Cependant, lorsque la Lune pénètre à l’intérieur de la queue magnétique, elle est en quelque sorte « abritée » du vent solaire. Dans cette zone protégée, la densité des protons issus du vent solaire chute drastiquement. On pourrait s’attendre à ce que les interactions avec la surface lunaire soient alors très différentes.
Des résultats surprenants
Li et ses co-auteurs ont analysé les données de télédétection collectées par l’instrument Moon Mineralogy Mapper à bord de la mission indienne Chandrayaan-1 entre 2008 et 2009. Plus précisément, ils ont évalué les changements dans la formation d’eau lorsque la Lune traversait la queue magnétique de la Terre.

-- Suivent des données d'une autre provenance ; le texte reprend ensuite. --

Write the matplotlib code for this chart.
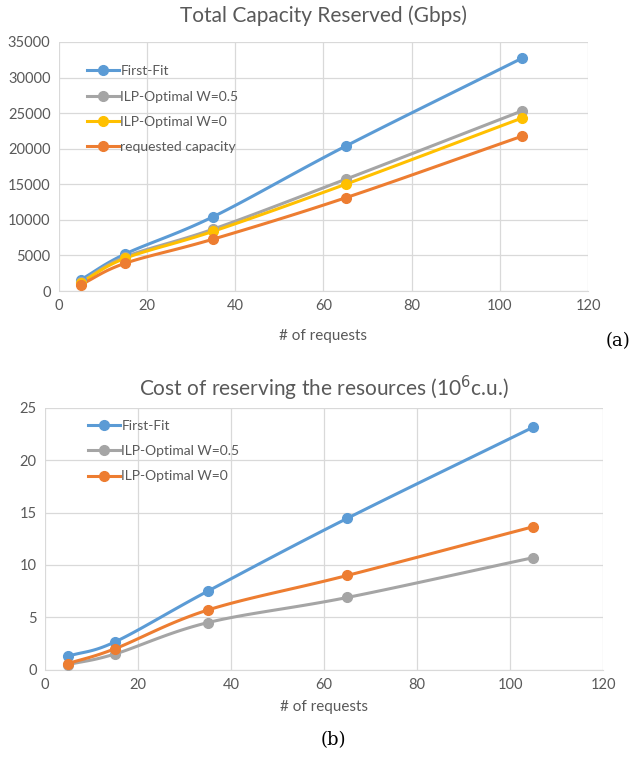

Or, les observations ont révélé un phénomène surprenant : malgré la diminution significative des protons de vent solaire à l’intérieur de la queue magnétique, la formation d’eau sur la Lune y est presque aussi active que lorsqu’elle est à l’extérieur. Cette constatation suggère que d’autres processus ou sources pourraient contribuer à la formation d’eau sur la surface lunaire. « En particulier, le rayonnement des électrons de haute énergie présente des effets similaires à ceux des protons du vent solaire », souligne Li.
Li espère collaborer à une mission lunaire dans le cadre des programmes Artemis de la NASA. L’objectif serait de surveiller de près l’environnement plasma et la teneur en eau à la surface polaire lunaire à mesure que la Lune traverse différentes phases de la queue magnétique de la Terre. Il conclut : « Au total, cette découverte et mes précédentes découvertes de pôles lunaires ‘rouillés’ indiquent que la Terre est fortement liée à la Lune dans de nombreux aspects méconnus ».